Great perspective in both the literal and figurative sense. Appreciate your views, Phil. Please post more often. Cheers.
Mr. Bronstein why is so difficult to locate a book review on the SFGATE? I was reading the post, left to think about what I wanted to say, returned today, did a search, and nada. Searching isn't that difficult but the SFGATE/Chroncile makes it so rigorous. I wanted to comment on Annette Gordon-Reed's book, The Hemingses of Monticello.

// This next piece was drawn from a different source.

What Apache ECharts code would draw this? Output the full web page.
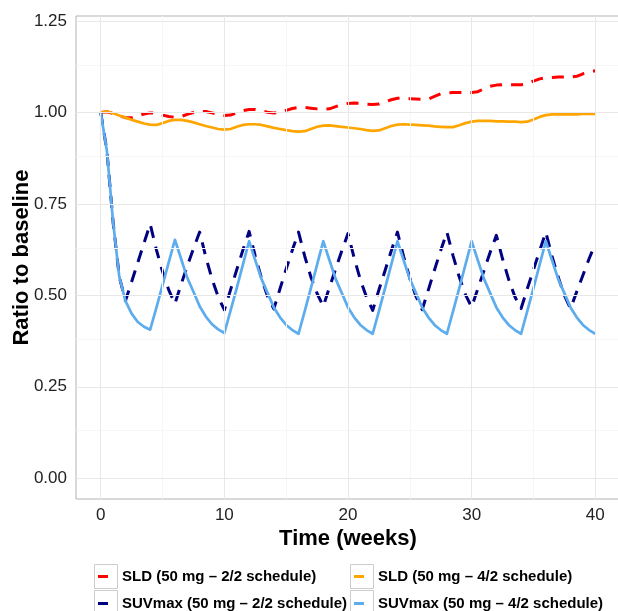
<!DOCTYPE html>
<html>
<head>
<meta charset="utf-8">
<script src="https://cdn.jsdelivr.net/npm/echarts@6/dist/echarts.min.js"></script>
<style>html,body{margin:0;padding:0;background:#fff;}#c{width:618px;height:611px;}</style>
</head>
<body>
<div id="c"></div>
<script>
// ---- data ----
const weeks = [0,0.5,1,1.5,2,2.5,3,3.5,4,4.5,5,5.5,6,6.5,7,7.5,8,8.5,9,9.5,10,10.5,11,11.5,12,12.5,13,13.5,14,14.5,15,15.5,16,16.5,17,17.5,18,18.5,19,19.5,20,20.5,21,21.5,22,22.5,23,23.5,24,24.5,25,25.5,26,26.5,27,27.5,28,28.5,29,29.5,30,30.5,31,31.5,32,32.5,33,33.5,34,34.5,35,35.5,36,36.5,37,37.5,38,38.5,39,39.5,40];

const sld22 = [1.000,1.002,0.997,0.991,0.986,0.986,0.991,0.996,0.999,
  0.998,0.993,0.989,0.987, 0.989,0.995,1.000,1.003, 1.003,0.999,0.995,0.992,
  0.993,0.999,1.005,1.008, 1.008,1.004,1.001,0.999, 1.000,1.006,1.011,1.014,
  1.014,1.012,1.010,1.009, 1.010,1.016,1.022,1.025, 1.026,1.025,1.023,1.022,
  1.023,1.029,1.035,1.039, 1.039,1.038,1.037,1.036, 1.037,1.044,1.051,1.054,
  1.055,1.055,1.055,1.055, 1.057,1.065,1.072,1.075, 1.076,1.076,1.076,1.076,
  1.078,1.086,1.092,1.095, 1.096,1.097,1.097,1.097, 1.099,1.106,1.111,1.114];

const sld42 = [1.000,1.003,0.998,0.992,0.986,0.980,0.975,0.970,0.967,
  0.966,0.971,0.977,0.980, 0.980,0.977,0.973,0.968,0.963,0.959,0.955,0.953,
  0.955,0.961,0.966,0.968, 0.968,0.966,0.962,0.958,0.955,0.952,0.949,0.948,
  0.949,0.955,0.961,0.964, 0.965,0.963,0.961,0.959,0.957,0.955,0.952,0.950,
  0.951,0.957,0.963,0.967, 0.968,0.967,0.966,0.965,0.964,0.962,0.961,0.960,
  0.960,0.965,0.971,0.975, 0.977,0.977,0.977,0.976,0.976,0.975,0.975,0.974,
  0.975,0.981,0.988,0.993, 0.995,0.995,0.995,0.995,0.995,0.996,0.996,0.996];

const suv22 = [1.000,0.895,0.700,0.551,0.485,
  0.537,0.590,0.643,0.695, 0.625,0.565,0.515,0.477,
  0.530,0.580,0.628,0.673, 0.605,0.545,0.496,0.460,
  0.515,0.570,0.624,0.675, 0.607,0.547,0.497,0.463,
  0.518,0.572,0.624,0.673, 0.607,0.550,0.505,0.470,
  0.522,0.572,0.622,0.669, 0.602,0.543,0.495,0.459,
  0.515,0.568,0.622,0.673, 0.606,0.547,0.497,0.461,
  0.515,0.570,0.623,0.673, 0.608,0.550,0.502,0.468,
  0.518,0.568,0.618,0.664, 0.600,0.543,0.496,0.464,
  0.518,0.570,0.622,0.673, 0.607,0.550,0.500,0.464,
  0.510,0.555,0.600,0.641];

const suv42 = [1.000,0.895,0.700,0.551,0.485,0.450,0.427,0.414,0.406,
  0.466,0.528,0.590,0.652, 0.600,0.548,0.510,0.470,0.442,0.421,0.407,0.397,
  0.458,0.520,0.584,0.648, 0.596,0.545,0.506,0.467,0.440,0.419,0.405,0.395,
  0.457,0.520,0.584,0.648, 0.596,0.545,0.506,0.467,0.440,0.419,0.405,0.395,
  0.457,0.520,0.584,0.648, 0.596,0.545,0.506,0.467,0.440,0.419,0.405,0.395,
  0.457,0.520,0.584,0.648, 0.596,0.545,0.506,0.467,0.440,0.419,0.405,0.395,
  0.457,0.520,0.584,0.648, 0.596,0.545,0.506,0.467,0.440,0.419,0.405,0.395];

const seriesNames = ['SLD (50 mg \u2013 2/2 schedule)','SLD (50 mg \u2013 4/2 schedule)',
                     'SUVmax (50 mg \u2013 2/2 schedule)','SUVmax (50 mg \u2013 4/2 schedule)'];

const xTicks = [0,10,20,30,40];
const xMinor = [5,15,25,35];
const yTicks = [0,0.25,0.5,0.75,1.0,1.25];
const yMinor = [0.125,0.375,0.625,0.875,1.125];

// ---- chart ----
const FONT = '"Liberation Sans", Arial, Helvetica, sans-serif';
const chart = echarts.init(document.getElementById('c'), null, {renderer:'canvas'});
const pair = arr => weeks.map((w,i)=>[w, arr[i]]);

const gridLines = [];
xMinor.forEach(v=>gridLines.push({xAxis:v, lineStyle:{color:'#f6f6f6', width:1, type:'solid'}}));
yMinor.forEach(v=>gridLines.push({yAxis:v, lineStyle:{color:'#f6f6f6', width:1, type:'solid'}}));
xTicks.forEach(v=>gridLines.push({xAxis:v, lineStyle:{color:'#e8e8e8', width:1, type:'solid'}}));
yTicks.forEach(v=>gridLines.push({yAxis:v, lineStyle:{color:'#e8e8e8', width:1, type:'solid'}}));

const iconPath = 'path://M0,0h0.01v0.01h-0.01Z M23,14h0.01v0.01h-0.01Z M4,5.5h10v3h-10Z';

function lineSeries(name, arr, color, dashed, width){
  return {
    name, type:'line', data: pair(arr), showSymbol:false, symbol:'none',
    smooth:false, z:3, animation:false,
    itemStyle:{color},
    lineStyle:{color, width, type: dashed ? [12,9] : 'solid', cap:'butt', join:'round'}
  };
}

const legendCommon = {
  orient:'vertical', itemWidth:23, itemHeight:14, itemGap:12, icon:iconPath,
  top:569, z:10, selectedMode:false, padding:0,
  itemStyle:{borderWidth:0},
  textStyle:{fontFamily:FONT, fontSize:15, fontWeight:'bold', color:'#000'}
};

const boxStyle = {fill:'#fff', stroke:'#cccccc', lineWidth:1};

chart.setOption({
  animation:false,
  backgroundColor:'#ffffff',
  grid:{left:76, top:16, width:544, height:483, outerBoundsMode:'none', containLabel:false,
        show:true, borderColor:'#b3b3b3', borderWidth:1, backgroundColor:'transparent'},
  xAxis:{
    type:'value', min:-2, max:42,
    name:'Time (weeks)', nameLocation:'middle', nameGap:29, nameMoveOverlap:false,
    nameTextStyle:{fontFamily:FONT, fontSize:22, fontWeight:'bold', color:'#000'},
    axisLine:{show:false},
    axisTick:{show:true, length:5, customValues:xTicks, lineStyle:{color:'#333'}},
    axisLabel:{customValues:xTicks, margin:8, fontFamily:FONT, fontSize:17, color:'#222'},
    splitLine:{show:false}
  },
  yAxis:{
    type:'value', min:-0.057, max:1.264,
    name:'Ratio to baseline', nameLocation:'middle', nameGap:43, nameMoveOverlap:false,
    nameTextStyle:{fontFamily:FONT, fontSize:22, fontWeight:'bold', color:'#000'},
    axisLine:{show:false},
    axisTick:{show:true, length:5, customValues:yTicks, lineStyle:{color:'#333'}},
    axisLabel:{customValues:yTicks, margin:9, fontFamily:FONT, fontSize:17, color:'#222',
               formatter: v => Number(v).toFixed(2)},
    splitLine:{show:false}
  },
  legend:[
    Object.assign({}, legendCommon, {left:94, data:[seriesNames[0], seriesNames[2]]}),
    Object.assign({}, legendCommon, {left:350, data:[seriesNames[1], seriesNames[3]]})
  ],
  graphic:[
    {type:'rect', left:94, top:564, z:1, shape:{width:23,height:24}, style:boxStyle},
    {type:'rect', left:94, top:590, z:1, shape:{width:23,height:24}, style:boxStyle},
    {type:'rect', left:350, top:564, z:1, shape:{width:23,height:24}, style:boxStyle},
    {type:'rect', left:350, top:590, z:1, shape:{width:23,height:24}, style:boxStyle}
  ],
  series:[
    {type:'line', data:[], z:1, silent:true, markLine:{silent:true, symbol:'none', animation:false, label:{show:false}, data:gridLines}},
    lineSeries(seriesNames[0], sld22, '#ff0000', true, 3),
    lineSeries(seriesNames[1], sld42, '#ffa500', false, 2.7),
    lineSeries(seriesNames[2], suv22, '#000080', true, 3),
    lineSeries(seriesNames[3], suv42, '#5cacee', false, 2.7)
  ]
});
</script>
</body>
</html>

A couple of years before the infamous Who concert in Cincinnati I was at a concert, it was December in Billings Montana, it was cold. When those doors were opened and a crowd of thousands of people started moving and brother you had to move with it. I had the fleeting thought of what would have happened it somebody would have tripped in that narrow concerete corridor. I wrote some harsh maybe unjust words against the people who trampled that man at Walmart because in a situation like that it is about survival, you could be Hulk Hogan but if you try to fight the flow you're a grease spot. Stores and stadiums and concerts should have mulitple entrances open, and maybe some sort of shoots like they use for cattle or something.
There are also tramplings at football stadiums around the world as well as at concert arenas, so this is not unusual but it does speak to a lack of civility we are all suffering from. Aren't we supposed to be BETTER than them - those countries that have frequent tramplings? Doesn't USA pride itself on being a moral barometer? - as silly as that is.
And I disagree about government's not wanting a herd mentality. Bush and Palin, et al certainly want a herd mentality with regard to their idealogy and the herd pushing them to the White House.